With the rain, the thunder rolls. Great crashes, magnificent giants pounding their hammers on the cage surrounding the blackened globe, hide the future in the present. Nothing can hide from the smashes, those huge cracks of lightning, and for a moment all the world stands dumbstruck and still. That cruel justice, random killings of tree stalks who lived silent, resolute, for a hundred generations, played out its game as it did a thousand times before, never sparing except by chance. The sound, a riffle at the edge of a waterfall, gives way to the cruelty and malice, which caves to a sparing on the forest floor, which will in due time free another generation in their quest for life. The smell, the charred wood and dying hope of a former king, abdicates the throne, caves to another torrent of moisture.
That massive giant consumes the sky, blots out the sun. The invasive species, pest of the natural world, crushes all between its massive jaws. The clouds form an army of black ants marching resolutely in their endless line of senseless existence. That storm eats everything in its path. Licking its chops, it pours out more saliva, washing away the carcasses of those chosen few whose souls upon which it preyed. The dead wood is shattered, chewed, and swallowed by the sea. Eaten as fodder, that food satiating the waters and weathers of the world, the thundering slows, the lightning stops, the rain lessens, the sky lightens, and the earth stands still.
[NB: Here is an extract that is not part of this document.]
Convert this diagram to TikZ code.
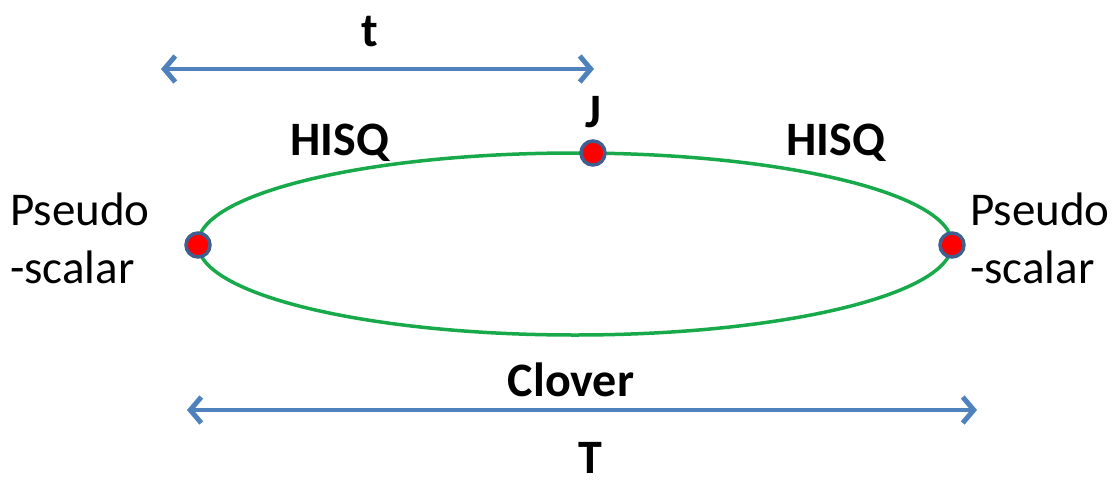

The wine of the cunning one has put to rest this juggernaut of cool destruction, and so it sleeps.
Slowly, slowly, the creatures return. A twitter here, the first brave sparrow telling his lovely mate that he survived the chaos, a scurry there, the furtive chipmunk dashing for his stash of acorns to protect them from the scavengers; within hours, the life had returned to normal. The pattering of little feet on the dew-soaked grass, the flash of red in the quivering branches, the myriad of beetles finally deciding the time is right to return to the feast, all betray a vivality not far removed even in a time of catastrophe and triumph.
The frozen speck of rain sits motionless on the river bank, suspended for a moment before the plunge. Like a great cat crouching just before
the kill, it quivers; unwilling to release from the hearth of green upon which it now lives, the drop crouches and listens. The perfectly flowing, globular mass readies for the fall which never comes. For that giant glowing globe returns once more, and with it the cool, refreshing breeze of something waiting just over the horizon.
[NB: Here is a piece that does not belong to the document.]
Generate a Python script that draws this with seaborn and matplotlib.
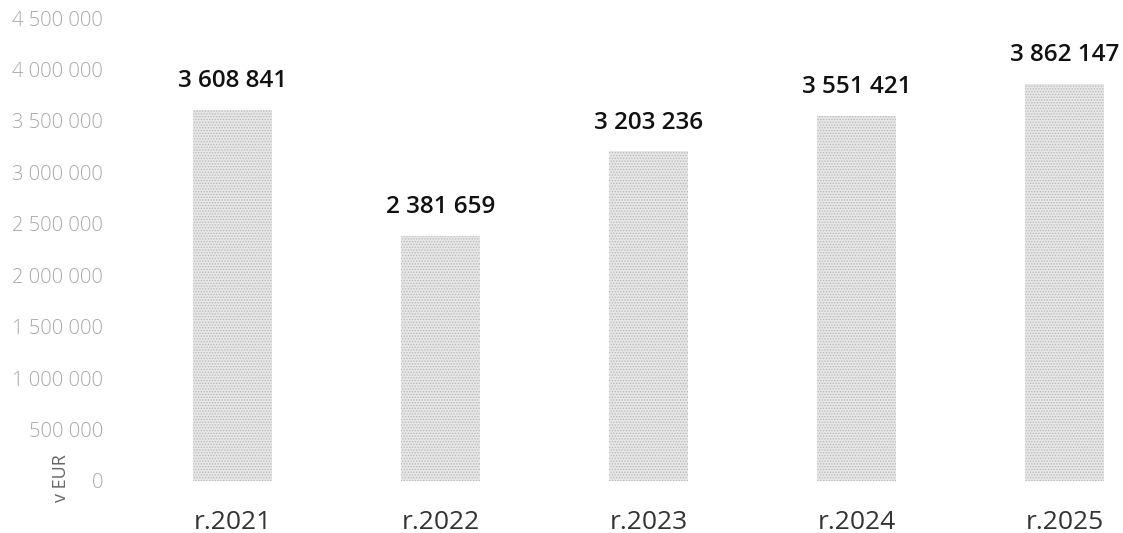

Helios cuts through with his blazing chariot, and the heat is not far behind. Nine hundred watts per square meter now propel that little crystal, sweetly singing, up into the heavens and past the friends and family not above the treetops. They wait. It flies. Justice, it seems, unravels. When will another mob of atoms group themselves in that way? How will others react when they discover the journey of this young friend? They peer skywards; and they are off as well. That heat has come to them as well, and so they turn to gas as well. Drifting, drifting. Now the droplets rule the sky; they form the sky. A smattering of colors, the angles through three surfaces of water just perfect to produce the perfection of a sight, that last homage to the monster having dissipated mere moments before.
"Lord of the Rings: Fellowship of the Ring" impacted me. I saw for the first time how less influential individuals grow through the ranks, how individuals with a variety of unique skills can work together and do great things.
The Fellowship of the Ring's impact was hardfelt, and troubling, and I still have the welt.
We are the last chance. Whether or not we want war, war will come. We have fought over freedom, we have fought over gold, we have fought over slavery, we have fought over expansion. Today, we fight over the environment.
Without this last step in the process, we cannot hope to survive. Long ago, this nation has settled the score against our ancestors, against our enemies, against our protectorate, against our friends, and against ourselves. Now, we must protect against the future.
We risk more than you could possibly imagine. Not just our friends, not just coastal colonists, will be harmed by our neglect of this green home. If we do not stop now, it will be the last thing we don't do. The environment won't wait. We have taken the loving earth which kept us warm and turned it to a flaming furnace of fear. It continues to warm our planet, it continues to kill our crops, as it had for a billion years. We continue to destroy this earth, and all it did protect us for a million. After all this time, all our successes and our struggles, we don't realize the world as it is.
The "truth'' which we cling to, which we force upon the furry and fierce creatures of the world, isn't fact. It is true that humans are the highest intelligence known to man. Then again, dolphins are the highest known intelligence known to dolphins. We have butchered this pleasant globe and left it for dead.
Live in the moment, they cry. But every second we listen, that moment grows shorter. In the last half century, we have used seventy percent of the natural gas and oil the world will produce during the millions of years our species has or will exist. That is injustice, and we can stand for it no longer. Take up arms! Fight the oppression! Then, and only then, can we survive.